*Problem to work on*.
Repeat exactly the lines from the start through the line with "(cv) at (713,3)", both ends included.

*Given information*.
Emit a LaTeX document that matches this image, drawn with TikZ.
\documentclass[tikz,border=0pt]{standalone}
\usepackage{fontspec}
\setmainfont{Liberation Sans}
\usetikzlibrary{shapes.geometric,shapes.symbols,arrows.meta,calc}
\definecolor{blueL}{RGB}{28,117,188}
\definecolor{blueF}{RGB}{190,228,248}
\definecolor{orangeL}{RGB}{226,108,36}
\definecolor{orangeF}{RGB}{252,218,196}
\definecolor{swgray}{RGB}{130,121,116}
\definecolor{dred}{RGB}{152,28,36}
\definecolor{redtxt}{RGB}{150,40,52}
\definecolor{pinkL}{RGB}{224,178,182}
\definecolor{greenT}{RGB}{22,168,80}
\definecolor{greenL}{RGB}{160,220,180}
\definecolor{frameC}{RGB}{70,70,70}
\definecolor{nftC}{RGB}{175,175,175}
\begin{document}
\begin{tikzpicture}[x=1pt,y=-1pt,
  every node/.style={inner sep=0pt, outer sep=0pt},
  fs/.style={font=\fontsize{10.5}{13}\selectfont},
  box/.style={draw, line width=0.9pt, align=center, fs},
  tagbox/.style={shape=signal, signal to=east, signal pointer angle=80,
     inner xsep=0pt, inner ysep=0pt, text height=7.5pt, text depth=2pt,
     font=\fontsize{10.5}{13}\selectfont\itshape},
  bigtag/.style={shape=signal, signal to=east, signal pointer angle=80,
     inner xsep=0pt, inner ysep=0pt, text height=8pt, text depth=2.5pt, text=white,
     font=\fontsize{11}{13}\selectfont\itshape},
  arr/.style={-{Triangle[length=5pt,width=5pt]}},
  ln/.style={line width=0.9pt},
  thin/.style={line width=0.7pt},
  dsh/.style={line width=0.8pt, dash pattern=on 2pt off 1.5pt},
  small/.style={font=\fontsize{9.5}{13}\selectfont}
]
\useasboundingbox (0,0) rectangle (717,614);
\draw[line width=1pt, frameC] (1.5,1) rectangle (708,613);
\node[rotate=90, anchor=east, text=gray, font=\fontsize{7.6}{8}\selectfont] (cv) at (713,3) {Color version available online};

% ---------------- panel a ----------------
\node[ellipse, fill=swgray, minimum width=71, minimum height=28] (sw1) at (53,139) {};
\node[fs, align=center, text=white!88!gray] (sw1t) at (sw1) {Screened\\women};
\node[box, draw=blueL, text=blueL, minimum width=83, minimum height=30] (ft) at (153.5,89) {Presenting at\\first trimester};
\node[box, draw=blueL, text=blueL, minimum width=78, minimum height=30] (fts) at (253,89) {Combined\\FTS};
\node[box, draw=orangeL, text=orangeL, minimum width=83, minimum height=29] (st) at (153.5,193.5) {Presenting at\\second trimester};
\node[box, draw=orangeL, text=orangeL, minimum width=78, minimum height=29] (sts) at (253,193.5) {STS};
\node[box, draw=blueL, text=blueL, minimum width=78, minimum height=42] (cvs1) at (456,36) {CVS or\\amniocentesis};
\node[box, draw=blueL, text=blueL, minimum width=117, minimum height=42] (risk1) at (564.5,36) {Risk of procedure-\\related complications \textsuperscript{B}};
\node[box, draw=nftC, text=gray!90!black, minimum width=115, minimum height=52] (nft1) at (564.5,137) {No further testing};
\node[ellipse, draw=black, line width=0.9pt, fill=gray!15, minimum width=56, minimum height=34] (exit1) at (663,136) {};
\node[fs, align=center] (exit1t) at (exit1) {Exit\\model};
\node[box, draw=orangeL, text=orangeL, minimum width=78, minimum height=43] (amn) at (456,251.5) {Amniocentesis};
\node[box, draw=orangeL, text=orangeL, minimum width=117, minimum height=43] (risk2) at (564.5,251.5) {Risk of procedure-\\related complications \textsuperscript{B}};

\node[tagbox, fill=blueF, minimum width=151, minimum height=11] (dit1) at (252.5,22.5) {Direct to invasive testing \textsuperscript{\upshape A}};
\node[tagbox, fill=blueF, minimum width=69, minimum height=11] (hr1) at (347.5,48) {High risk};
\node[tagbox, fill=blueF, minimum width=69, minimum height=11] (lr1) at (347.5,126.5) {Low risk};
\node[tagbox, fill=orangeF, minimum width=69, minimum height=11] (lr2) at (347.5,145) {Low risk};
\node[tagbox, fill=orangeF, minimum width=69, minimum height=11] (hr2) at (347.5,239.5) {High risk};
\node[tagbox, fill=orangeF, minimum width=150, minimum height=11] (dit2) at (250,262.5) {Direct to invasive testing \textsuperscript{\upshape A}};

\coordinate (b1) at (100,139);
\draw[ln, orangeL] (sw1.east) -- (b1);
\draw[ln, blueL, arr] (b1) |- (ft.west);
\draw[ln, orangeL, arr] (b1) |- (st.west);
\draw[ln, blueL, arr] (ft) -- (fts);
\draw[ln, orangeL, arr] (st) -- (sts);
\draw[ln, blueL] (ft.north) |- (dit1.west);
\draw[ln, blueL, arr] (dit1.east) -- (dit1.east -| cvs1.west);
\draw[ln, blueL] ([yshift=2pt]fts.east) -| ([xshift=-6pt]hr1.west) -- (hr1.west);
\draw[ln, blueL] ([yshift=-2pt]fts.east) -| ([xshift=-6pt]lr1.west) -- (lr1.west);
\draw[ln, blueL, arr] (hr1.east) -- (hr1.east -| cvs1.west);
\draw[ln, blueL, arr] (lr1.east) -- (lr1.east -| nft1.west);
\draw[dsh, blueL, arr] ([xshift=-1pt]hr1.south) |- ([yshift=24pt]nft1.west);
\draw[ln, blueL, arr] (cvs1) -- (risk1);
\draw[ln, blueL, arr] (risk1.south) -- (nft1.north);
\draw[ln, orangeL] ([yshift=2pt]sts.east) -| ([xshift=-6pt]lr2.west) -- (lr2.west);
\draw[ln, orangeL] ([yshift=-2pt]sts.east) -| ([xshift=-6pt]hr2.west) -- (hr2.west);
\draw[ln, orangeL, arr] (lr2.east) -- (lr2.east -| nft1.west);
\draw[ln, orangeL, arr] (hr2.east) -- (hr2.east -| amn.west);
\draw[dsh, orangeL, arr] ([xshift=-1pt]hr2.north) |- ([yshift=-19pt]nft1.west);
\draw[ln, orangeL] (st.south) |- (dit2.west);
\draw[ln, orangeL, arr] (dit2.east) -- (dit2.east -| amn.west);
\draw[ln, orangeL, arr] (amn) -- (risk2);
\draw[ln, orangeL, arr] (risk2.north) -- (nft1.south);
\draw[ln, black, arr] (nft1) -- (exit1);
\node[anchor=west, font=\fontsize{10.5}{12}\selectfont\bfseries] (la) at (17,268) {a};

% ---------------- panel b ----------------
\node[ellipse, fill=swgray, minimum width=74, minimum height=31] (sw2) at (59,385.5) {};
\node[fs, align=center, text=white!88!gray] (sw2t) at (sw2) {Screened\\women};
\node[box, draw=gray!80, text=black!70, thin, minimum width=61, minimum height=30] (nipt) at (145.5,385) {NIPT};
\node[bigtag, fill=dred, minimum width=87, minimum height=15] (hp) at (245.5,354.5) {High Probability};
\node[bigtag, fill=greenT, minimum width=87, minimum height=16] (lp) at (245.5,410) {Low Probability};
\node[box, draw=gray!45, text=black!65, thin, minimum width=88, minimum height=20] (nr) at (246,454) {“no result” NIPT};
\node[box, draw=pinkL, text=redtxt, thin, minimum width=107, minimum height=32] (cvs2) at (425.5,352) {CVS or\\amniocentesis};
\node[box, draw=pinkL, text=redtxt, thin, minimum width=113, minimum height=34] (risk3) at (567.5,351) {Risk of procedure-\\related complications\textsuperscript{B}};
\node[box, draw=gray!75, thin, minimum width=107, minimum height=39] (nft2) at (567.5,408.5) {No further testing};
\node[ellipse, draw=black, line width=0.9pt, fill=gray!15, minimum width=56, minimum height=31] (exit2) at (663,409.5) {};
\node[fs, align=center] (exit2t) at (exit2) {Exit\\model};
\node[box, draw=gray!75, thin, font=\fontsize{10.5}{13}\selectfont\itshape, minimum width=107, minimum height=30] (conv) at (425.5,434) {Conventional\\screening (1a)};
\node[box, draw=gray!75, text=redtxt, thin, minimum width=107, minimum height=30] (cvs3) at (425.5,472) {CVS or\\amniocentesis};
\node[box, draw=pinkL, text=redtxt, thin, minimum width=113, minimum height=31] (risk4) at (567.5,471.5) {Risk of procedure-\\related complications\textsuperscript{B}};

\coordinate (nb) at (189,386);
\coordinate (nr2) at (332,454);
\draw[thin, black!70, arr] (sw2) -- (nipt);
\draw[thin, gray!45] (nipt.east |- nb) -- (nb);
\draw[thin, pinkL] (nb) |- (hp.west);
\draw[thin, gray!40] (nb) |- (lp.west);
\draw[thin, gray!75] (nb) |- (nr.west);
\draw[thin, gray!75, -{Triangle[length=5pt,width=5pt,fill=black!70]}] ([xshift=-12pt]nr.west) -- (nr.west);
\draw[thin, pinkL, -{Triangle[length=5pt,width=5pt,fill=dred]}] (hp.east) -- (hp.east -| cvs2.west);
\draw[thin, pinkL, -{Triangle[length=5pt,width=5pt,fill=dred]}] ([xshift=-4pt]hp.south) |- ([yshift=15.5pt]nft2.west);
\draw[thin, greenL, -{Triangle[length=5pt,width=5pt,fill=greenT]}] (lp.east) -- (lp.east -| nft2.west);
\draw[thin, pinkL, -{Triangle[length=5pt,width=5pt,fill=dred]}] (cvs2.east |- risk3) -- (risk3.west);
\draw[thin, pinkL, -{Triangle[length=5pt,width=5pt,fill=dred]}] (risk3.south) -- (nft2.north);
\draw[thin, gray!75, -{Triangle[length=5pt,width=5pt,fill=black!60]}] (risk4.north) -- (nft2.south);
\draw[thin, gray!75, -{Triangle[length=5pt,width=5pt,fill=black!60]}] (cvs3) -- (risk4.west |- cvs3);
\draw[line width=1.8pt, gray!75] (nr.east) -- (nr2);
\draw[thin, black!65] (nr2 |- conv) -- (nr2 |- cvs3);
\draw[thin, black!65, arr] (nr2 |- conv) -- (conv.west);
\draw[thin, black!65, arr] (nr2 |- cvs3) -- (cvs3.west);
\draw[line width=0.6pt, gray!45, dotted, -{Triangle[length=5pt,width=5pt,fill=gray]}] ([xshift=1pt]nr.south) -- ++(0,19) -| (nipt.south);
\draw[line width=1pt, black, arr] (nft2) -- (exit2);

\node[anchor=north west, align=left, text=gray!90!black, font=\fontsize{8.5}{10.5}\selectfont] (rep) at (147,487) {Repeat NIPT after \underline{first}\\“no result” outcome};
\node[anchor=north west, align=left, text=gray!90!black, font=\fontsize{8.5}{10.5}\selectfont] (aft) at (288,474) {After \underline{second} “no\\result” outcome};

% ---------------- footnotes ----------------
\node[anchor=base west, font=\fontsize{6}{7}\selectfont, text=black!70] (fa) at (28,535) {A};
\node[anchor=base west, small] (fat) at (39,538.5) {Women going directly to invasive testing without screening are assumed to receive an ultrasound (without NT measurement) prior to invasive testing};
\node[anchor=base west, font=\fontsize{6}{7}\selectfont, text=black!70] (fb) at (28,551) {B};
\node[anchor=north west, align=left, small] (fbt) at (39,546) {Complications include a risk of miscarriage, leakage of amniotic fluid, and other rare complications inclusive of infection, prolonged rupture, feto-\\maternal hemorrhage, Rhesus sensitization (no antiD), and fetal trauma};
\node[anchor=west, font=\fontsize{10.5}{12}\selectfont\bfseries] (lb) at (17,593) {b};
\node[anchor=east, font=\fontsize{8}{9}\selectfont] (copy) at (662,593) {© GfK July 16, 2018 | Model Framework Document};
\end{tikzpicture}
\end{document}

*Response to the exercise*.
Emit a LaTeX document that matches this image, drawn with TikZ.
\documentclass[tikz,border=0pt]{standalone}
\usepackage{fontspec}
\setmainfont{Liberation Sans}
\usetikzlibrary{shapes.geometric,shapes.symbols,arrows.meta,calc}
\definecolor{blueL}{RGB}{28,117,188}
\definecolor{blueF}{RGB}{190,228,248}
\definecolor{orangeL}{RGB}{226,108,36}
\definecolor{orangeF}{RGB}{252,218,196}
\definecolor{swgray}{RGB}{130,121,116}
\definecolor{dred}{RGB}{152,28,36}
\definecolor{redtxt}{RGB}{150,40,52}
\definecolor{pinkL}{RGB}{224,178,182}
\definecolor{greenT}{RGB}{22,168,80}
\definecolor{greenL}{RGB}{160,220,180}
\definecolor{frameC}{RGB}{70,70,70}
\definecolor{nftC}{RGB}{175,175,175}
\begin{document}
\begin{tikzpicture}[x=1pt,y=-1pt,
  every node/.style={inner sep=0pt, outer sep=0pt},
  fs/.style={font=\fontsize{10.5}{13}\selectfont},
  box/.style={draw, line width=0.9pt, align=center, fs},
  tagbox/.style={shape=signal, signal to=east, signal pointer angle=80,
     inner xsep=0pt, inner ysep=0pt, text height=7.5pt, text depth=2pt,
     font=\fontsize{10.5}{13}\selectfont\itshape},
  bigtag/.style={shape=signal, signal to=east, signal pointer angle=80,
     inner xsep=0pt, inner ysep=0pt, text height=8pt, text depth=2.5pt, text=white,
     font=\fontsize{11}{13}\selectfont\itshape},
  arr/.style={-{Triangle[length=5pt,width=5pt]}},
  ln/.style={line width=0.9pt},
  thin/.style={line width=0.7pt},
  dsh/.style={line width=0.8pt, dash pattern=on 2pt off 1.5pt},
  small/.style={font=\fontsize{9.5}{13}\selectfont}
]
\useasboundingbox (0,0) rectangle (717,614);
\draw[line width=1pt, frameC] (1.5,1) rectangle (708,613);
\node[rotate=90, anchor=east, text=gray, font=\fontsize{7.6}{8}\selectfont] (cv) at (713,3) {Color version available online};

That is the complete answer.